Quand un paquet coûte plus de 8 euros en Irlande, plus de 5 en France, il ne vaut qu’entre 30 centimes et un euro en Ukraine. Ainsi, “un carton de 10.000 cigarettes (soit 50 cartouches) acheté en Ukraine 400 euros et revendu à 50% du prix de vente en France rapportera plus de 880 euros nets, soit un retour sur investissement de 200%”, détaille le site.
Un exemple que les cigarettiers brandissent pour critiquer les hausses de prix. “Augmenter les prix de 10%”, comme le réclament les associations anti-tabac pour faire baisser la consommation, “fait surtout augmenter le commerce illicite”, estime Yves Trévilly, porte-parole de BAT France.
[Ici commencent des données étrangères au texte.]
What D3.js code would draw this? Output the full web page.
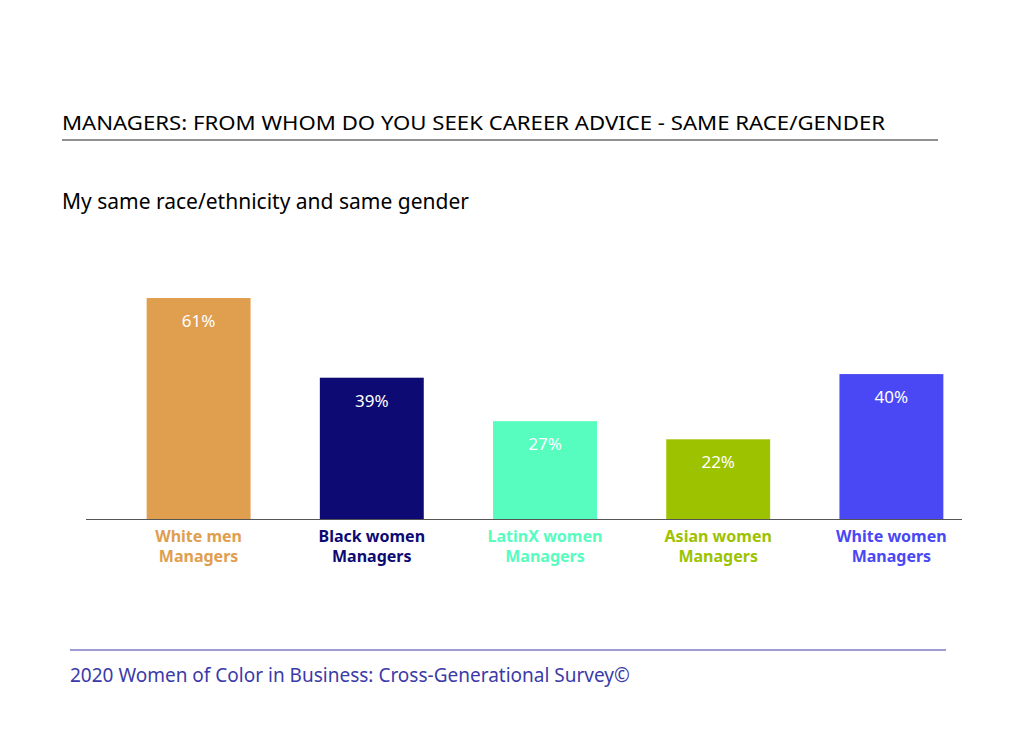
<!DOCTYPE html>
<html lang="en">
<head>
<meta charset="UTF-8">
<style>
  body { margin: 0; background: #fff; }
  svg { font-family: "Noto Sans", sans-serif; }
</style>
</head>
<body>
<svg width="1024" height="744"></svg>
<script src="https://d3js.org/d3.v7.min.js"></script>
<script>
const categories = ["White men|Managers", "Black women|Managers", "LatinX women|Managers", "Asian women|Managers", "White women|Managers"];
const values = [61, 39, 27, 22, 40];
const colors = ["#E09E4F", "#0D0A73", "#57FDBE", "#9DC200", "#4A47F5"];

const svg = d3.select("svg");

svg.append("text").attr("x", 62).attr("y", 130)
  .attr("font-size", 19.5).attr("fill", "#000")
  .attr("textLength", 823).attr("lengthAdjust", "spacingAndGlyphs")
  .text("MANAGERS: FROM WHOM DO YOU SEEK CAREER ADVICE - SAME RACE/GENDER");
svg.append("line").attr("x1", 62).attr("x2", 938).attr("y1", 140).attr("y2", 140)
  .attr("stroke", "#222").attr("stroke-width", 1);
svg.append("text").attr("x", 62).attr("y", 209)
  .attr("font-size", 21).attr("fill", "#000")
  .text("My same race/ethnicity and same gender");

const x = d3.scaleBand().domain(categories).range([112, 978]).paddingInner(0.4).paddingOuter(0.2);
const y = d3.scaleLinear().domain([0, 61]).range([519, 298]);

const data = categories.map((c, i) => ({ c, v: values[i], col: colors[i] }));

svg.selectAll("rect.bar").data(data).join("rect")
  .attr("class", "bar")
  .attr("x", d => x(d.c)).attr("width", x.bandwidth())
  .attr("y", d => y(d.v)).attr("height", d => y(0) - y(d.v))
  .attr("fill", d => d.col);

svg.selectAll("text.val").data(data).join("text")
  .attr("class", "val")
  .attr("x", d => x(d.c) + x.bandwidth() / 2).attr("y", d => y(d.v) + 29)
  .attr("text-anchor", "middle").attr("font-size", 17).attr("fill", "#fff")
  .text(d => d.v + "%");

svg.append("line").attr("x1", 86).attr("x2", 962).attr("y1", 519.5).attr("y2", 519.5)
  .attr("stroke", "#555").attr("stroke-width", 1);

const lab = svg.selectAll("text.lab").data(data).join("text")
  .attr("class", "lab")
  .attr("text-anchor", "middle").attr("font-size", 16).attr("font-weight", "bold")
  .attr("fill", d => d.col);
lab.selectAll("tspan").data(d => d.c.split("|").map(t => ({ t, d }))).join("tspan")
  .attr("x", o => x(o.d.c) + x.bandwidth() / 2)
  .attr("y", (o, i) => 542 + i * 20)
  .text(o => o.t);

svg.append("line").attr("x1", 70).attr("x2", 946).attr("y1", 650).attr("y2", 650)
  .attr("stroke", "#3b3aa8").attr("stroke-width", 1);
svg.append("text").attr("x", 70).attr("y", 682)
  .attr("font-size", 19).attr("fill", "#3b3aa8")
  .text("2020 Women of Color in Business: Cross-Generational Survey©");
</script>
</body>
</html>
Et en rendant ce marché noir plus attractif, on augmente l’offre de tabac moins cher, argumente-t-il encore, “ce qui va à l’encontre des principes de santé publique”.
Autre initiative: un code unique figure depuis peu sur chaque paquet de Marlboro, et permet, sur simple appel, aux douaniers ou aux consommateurs qui l’ont acheté à la sauvette, de savoir s’il s’agit ou non d’une contrefaçon.
“C’est fini le temps où il y avait des fautes d’orthographe” sur les faux paquets, explique Klaus Berg, responsable du service de protection des marques pour Philip Morris en Europe. “La plupart sont indétectables par un oeil non averti”.
Les fabricants se sont engagés auprès des douanes à former les agents à repérer les faux paquets.
La lutte contre la contrefaçon est enfin l’un des arguments des fabricants pour refuser les paquets génériques (sans logo et de couleur neutre identique), souhaités par les associations anti-tabac.
De son côté, le Comité national contre le tabagisme (CNCT) a lancé mardi une campagne “pour dénoncer les profits de l’industrie du tabac sur le dos des fumeurs”.
En France, le tabac est à l’origine de 60.000 morts pas an.